The book details life in Florida during the 1940s when the citrus industry was booming and white men were making large profits by paying African-American laborers low wages. White supremacists groups also took the law into their own hands, and Jim Crow laws were enforced.
King describes the night of the alleged rape, the accusation, and the county sheriff’s determination to make a quick arrest. The author also tells of how the Ku Klux Klan began burning the homes of black families in the area and led a mob to the jail where the Groveland Boys were being held.

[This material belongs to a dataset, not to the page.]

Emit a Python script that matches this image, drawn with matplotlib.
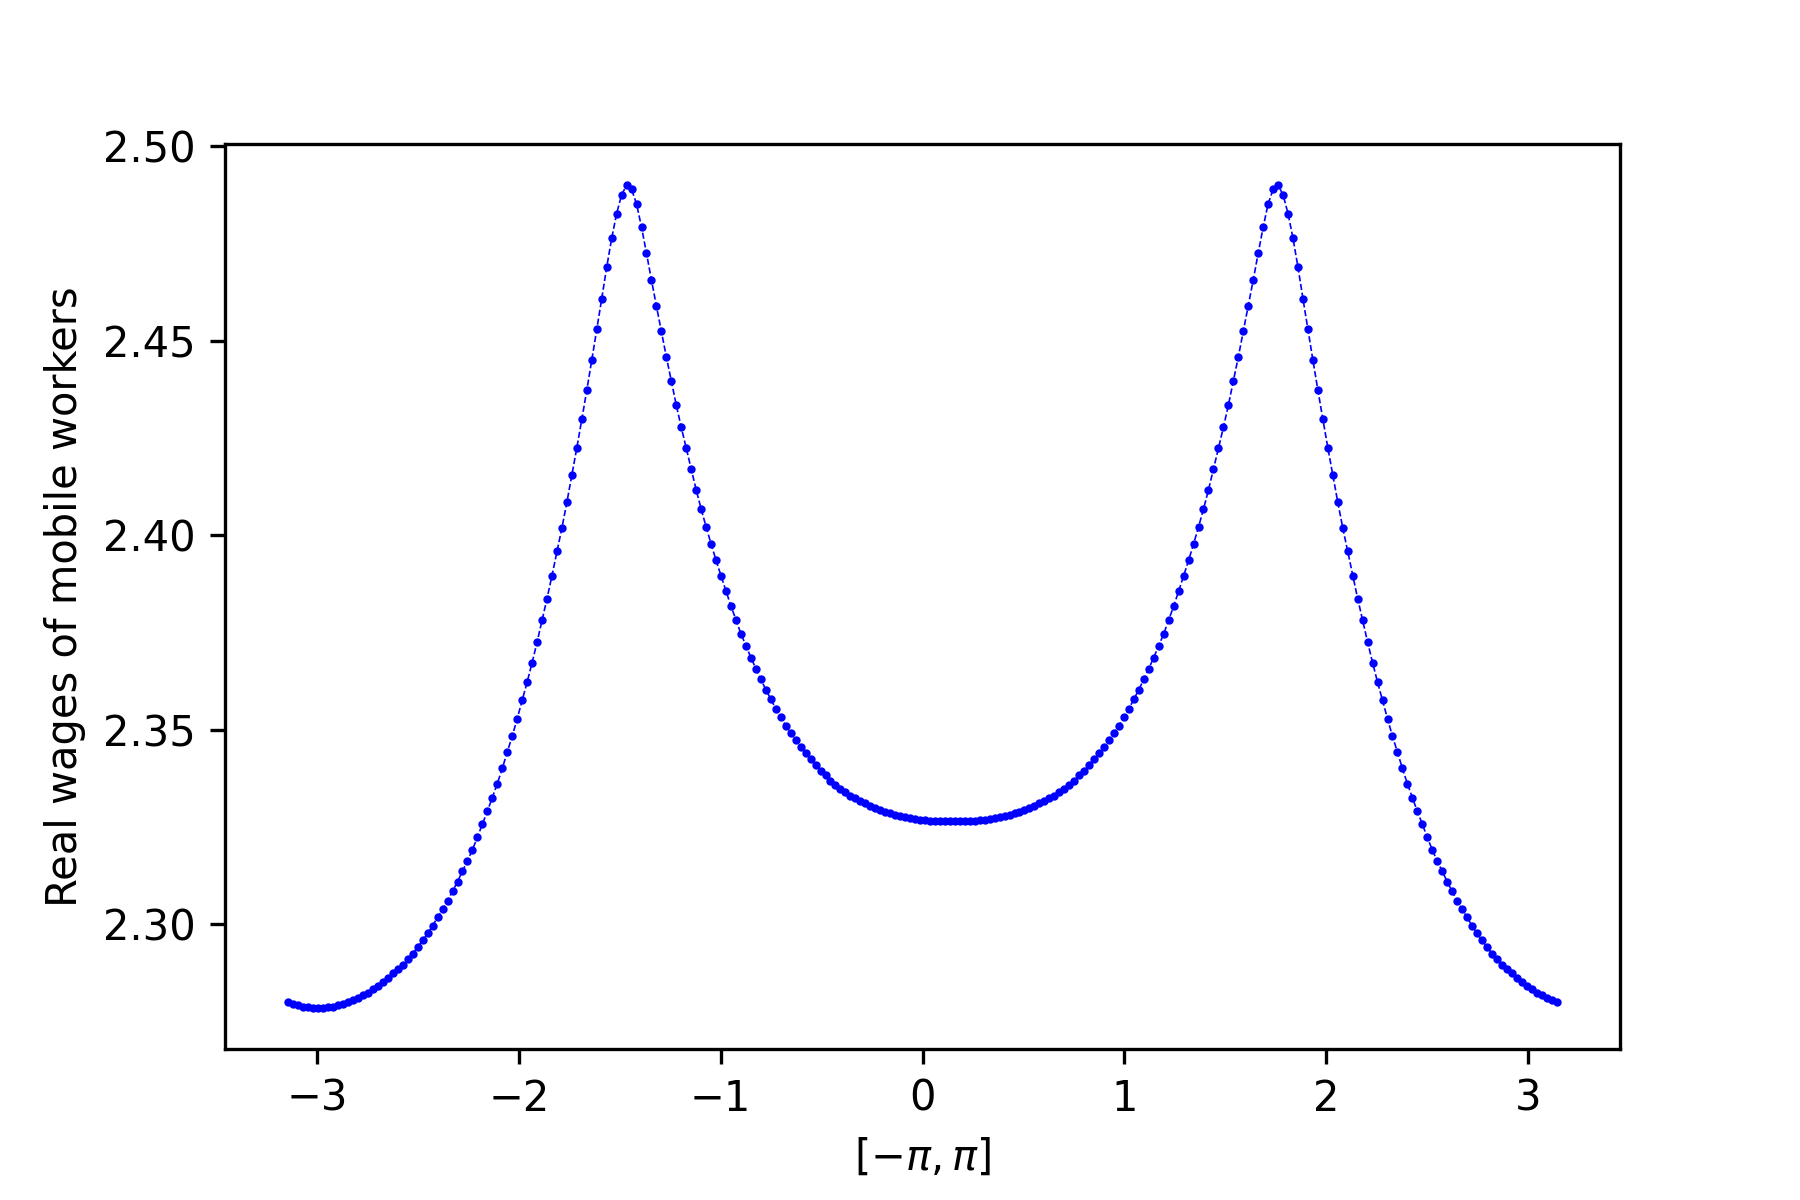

Devil in the Grove explains the chain of events that led Thurgood Marshall to lead a team from the NAACP’s Legal Defense Fund to defend the Groveland Boys. The book reveals Marshall’s defense strategy and his reasons for taking on the case. It also illustrates the enormous challenges faced by an African-American lawyer in the Jim Crow era and enumerates the racial injustice of the time.
This is a captivating story and I would recommend it to anyone interested in civil rights. Devil in the Grove was the winner of the 2013 Pulitzer Prize for General Nonfiction. The book is available for checkout at the VC/UHV Library.